### EXERCISE DIRECTIONS
Find how many lines in the material hold the word "this", then state that number and nothing more.

Entries with chart source code
START

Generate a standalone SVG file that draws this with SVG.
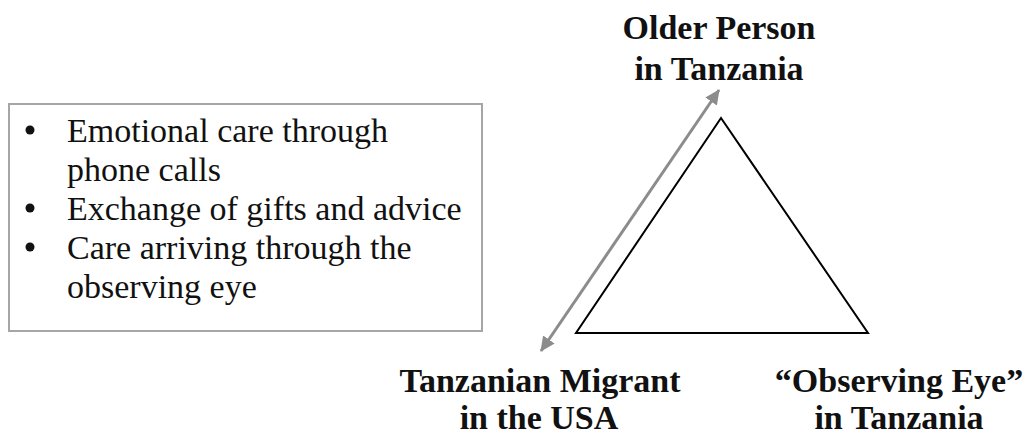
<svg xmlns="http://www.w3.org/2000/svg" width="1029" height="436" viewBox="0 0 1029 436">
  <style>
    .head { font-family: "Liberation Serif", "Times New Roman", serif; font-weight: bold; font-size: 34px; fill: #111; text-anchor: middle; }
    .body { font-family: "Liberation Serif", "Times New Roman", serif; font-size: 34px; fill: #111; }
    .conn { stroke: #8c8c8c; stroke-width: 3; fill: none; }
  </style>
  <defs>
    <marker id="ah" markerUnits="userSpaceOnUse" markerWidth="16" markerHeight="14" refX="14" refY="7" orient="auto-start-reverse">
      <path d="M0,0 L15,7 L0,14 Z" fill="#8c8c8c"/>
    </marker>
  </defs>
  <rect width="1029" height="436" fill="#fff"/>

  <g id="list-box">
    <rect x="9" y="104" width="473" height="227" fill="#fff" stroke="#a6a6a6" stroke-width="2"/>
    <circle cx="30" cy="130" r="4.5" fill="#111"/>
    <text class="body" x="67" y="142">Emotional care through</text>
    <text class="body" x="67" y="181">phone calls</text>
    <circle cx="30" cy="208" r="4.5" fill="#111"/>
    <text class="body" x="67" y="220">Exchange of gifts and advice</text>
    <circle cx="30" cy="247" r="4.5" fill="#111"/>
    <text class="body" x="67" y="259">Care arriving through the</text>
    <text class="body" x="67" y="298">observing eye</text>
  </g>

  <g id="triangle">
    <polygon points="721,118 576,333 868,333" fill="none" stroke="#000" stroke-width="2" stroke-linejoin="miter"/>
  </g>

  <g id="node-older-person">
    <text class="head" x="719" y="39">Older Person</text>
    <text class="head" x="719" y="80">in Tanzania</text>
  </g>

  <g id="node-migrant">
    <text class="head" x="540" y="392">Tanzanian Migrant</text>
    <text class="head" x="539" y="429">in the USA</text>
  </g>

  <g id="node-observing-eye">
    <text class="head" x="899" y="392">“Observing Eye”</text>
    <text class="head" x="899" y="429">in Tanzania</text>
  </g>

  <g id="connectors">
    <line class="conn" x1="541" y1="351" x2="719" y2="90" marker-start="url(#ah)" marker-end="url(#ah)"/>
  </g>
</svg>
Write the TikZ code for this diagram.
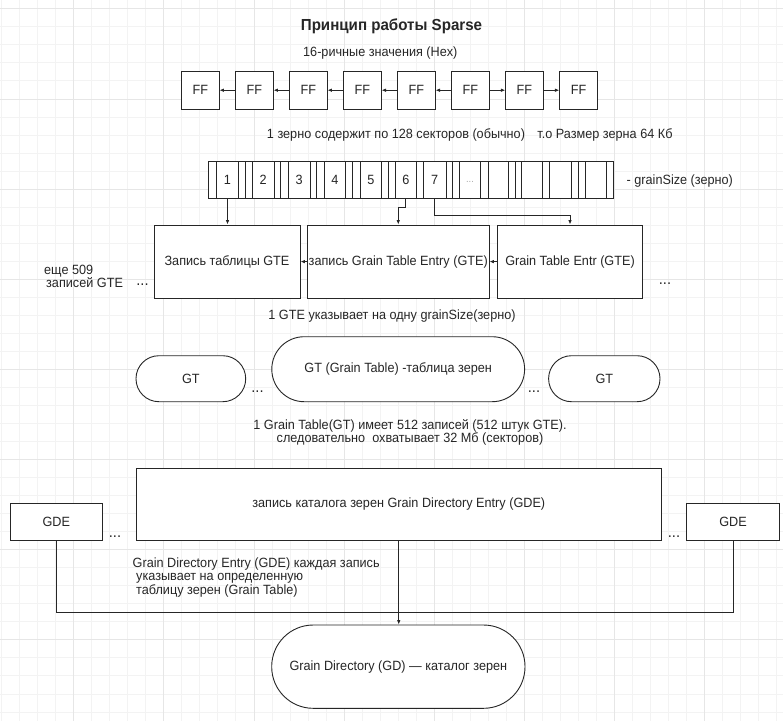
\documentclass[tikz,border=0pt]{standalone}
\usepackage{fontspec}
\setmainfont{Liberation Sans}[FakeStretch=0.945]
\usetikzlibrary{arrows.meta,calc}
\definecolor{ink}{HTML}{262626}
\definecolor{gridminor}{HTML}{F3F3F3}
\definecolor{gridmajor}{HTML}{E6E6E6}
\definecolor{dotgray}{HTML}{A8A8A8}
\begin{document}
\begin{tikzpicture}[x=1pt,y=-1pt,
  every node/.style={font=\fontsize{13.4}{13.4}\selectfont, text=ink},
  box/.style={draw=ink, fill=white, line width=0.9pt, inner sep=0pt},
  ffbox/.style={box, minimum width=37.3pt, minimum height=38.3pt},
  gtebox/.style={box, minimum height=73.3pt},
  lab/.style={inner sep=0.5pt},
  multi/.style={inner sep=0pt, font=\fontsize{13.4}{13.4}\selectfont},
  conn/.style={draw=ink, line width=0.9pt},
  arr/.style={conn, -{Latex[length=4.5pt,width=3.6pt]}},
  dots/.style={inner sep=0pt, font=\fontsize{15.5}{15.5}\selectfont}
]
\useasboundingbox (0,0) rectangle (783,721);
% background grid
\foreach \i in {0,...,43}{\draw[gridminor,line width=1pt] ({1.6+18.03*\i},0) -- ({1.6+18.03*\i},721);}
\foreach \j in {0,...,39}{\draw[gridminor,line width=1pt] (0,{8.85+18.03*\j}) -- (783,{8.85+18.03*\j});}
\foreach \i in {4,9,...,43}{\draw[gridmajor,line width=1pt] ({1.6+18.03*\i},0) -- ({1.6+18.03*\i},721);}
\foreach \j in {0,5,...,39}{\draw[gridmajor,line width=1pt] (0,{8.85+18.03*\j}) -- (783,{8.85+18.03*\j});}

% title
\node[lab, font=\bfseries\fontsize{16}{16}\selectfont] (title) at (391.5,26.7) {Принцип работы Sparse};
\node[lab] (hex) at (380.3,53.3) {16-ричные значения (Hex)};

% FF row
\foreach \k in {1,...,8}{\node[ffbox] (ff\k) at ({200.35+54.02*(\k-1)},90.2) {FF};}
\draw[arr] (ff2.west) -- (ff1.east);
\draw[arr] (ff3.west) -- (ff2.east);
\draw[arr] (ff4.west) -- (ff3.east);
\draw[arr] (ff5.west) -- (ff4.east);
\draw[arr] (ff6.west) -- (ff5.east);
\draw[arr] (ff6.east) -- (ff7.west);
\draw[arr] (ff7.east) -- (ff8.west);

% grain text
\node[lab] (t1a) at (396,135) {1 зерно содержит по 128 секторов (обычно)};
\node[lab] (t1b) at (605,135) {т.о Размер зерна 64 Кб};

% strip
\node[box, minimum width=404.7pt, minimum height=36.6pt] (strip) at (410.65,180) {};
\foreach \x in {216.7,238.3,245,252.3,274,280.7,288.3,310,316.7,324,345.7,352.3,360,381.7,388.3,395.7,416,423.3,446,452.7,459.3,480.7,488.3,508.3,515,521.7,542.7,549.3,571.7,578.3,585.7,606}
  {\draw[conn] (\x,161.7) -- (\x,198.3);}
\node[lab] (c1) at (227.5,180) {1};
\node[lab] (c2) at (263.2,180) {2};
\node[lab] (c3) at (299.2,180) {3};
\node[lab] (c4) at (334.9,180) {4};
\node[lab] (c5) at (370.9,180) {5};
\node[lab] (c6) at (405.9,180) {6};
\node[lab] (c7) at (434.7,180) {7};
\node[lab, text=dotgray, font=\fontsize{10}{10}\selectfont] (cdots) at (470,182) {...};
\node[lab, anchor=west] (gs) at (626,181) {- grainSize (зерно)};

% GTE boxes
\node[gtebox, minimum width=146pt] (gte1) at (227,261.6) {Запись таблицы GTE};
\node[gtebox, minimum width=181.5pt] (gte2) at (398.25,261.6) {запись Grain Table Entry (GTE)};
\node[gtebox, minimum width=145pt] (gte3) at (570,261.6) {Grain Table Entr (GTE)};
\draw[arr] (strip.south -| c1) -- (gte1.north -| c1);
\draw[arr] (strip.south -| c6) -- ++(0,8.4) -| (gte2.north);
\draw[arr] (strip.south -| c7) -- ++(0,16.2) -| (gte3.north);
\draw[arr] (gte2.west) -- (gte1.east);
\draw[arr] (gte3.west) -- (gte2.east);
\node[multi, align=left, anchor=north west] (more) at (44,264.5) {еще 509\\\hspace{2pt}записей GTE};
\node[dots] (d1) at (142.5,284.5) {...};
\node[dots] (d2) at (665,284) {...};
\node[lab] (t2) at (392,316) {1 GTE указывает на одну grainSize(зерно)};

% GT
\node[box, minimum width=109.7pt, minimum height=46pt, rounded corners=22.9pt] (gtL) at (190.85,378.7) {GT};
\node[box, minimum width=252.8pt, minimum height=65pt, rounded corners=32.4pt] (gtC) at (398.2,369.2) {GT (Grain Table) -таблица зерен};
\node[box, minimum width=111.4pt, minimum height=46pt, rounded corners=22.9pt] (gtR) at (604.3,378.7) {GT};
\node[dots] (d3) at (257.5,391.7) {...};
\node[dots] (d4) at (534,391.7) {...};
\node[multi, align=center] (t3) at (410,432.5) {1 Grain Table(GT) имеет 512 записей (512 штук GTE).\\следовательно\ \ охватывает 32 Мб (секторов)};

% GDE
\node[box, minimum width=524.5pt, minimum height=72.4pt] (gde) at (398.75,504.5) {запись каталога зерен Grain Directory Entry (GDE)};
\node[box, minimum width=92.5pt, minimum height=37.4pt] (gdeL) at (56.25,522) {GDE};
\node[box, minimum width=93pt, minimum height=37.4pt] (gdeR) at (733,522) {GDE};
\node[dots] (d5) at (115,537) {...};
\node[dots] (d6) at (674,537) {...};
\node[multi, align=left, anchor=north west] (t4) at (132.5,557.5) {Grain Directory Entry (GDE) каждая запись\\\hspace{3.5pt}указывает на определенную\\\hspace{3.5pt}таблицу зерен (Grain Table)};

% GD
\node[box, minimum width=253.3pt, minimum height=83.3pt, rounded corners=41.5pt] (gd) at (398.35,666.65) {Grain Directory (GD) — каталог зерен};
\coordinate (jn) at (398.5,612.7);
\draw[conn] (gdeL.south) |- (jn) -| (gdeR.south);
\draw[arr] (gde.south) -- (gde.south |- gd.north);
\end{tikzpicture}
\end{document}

END

### OUTPUT
2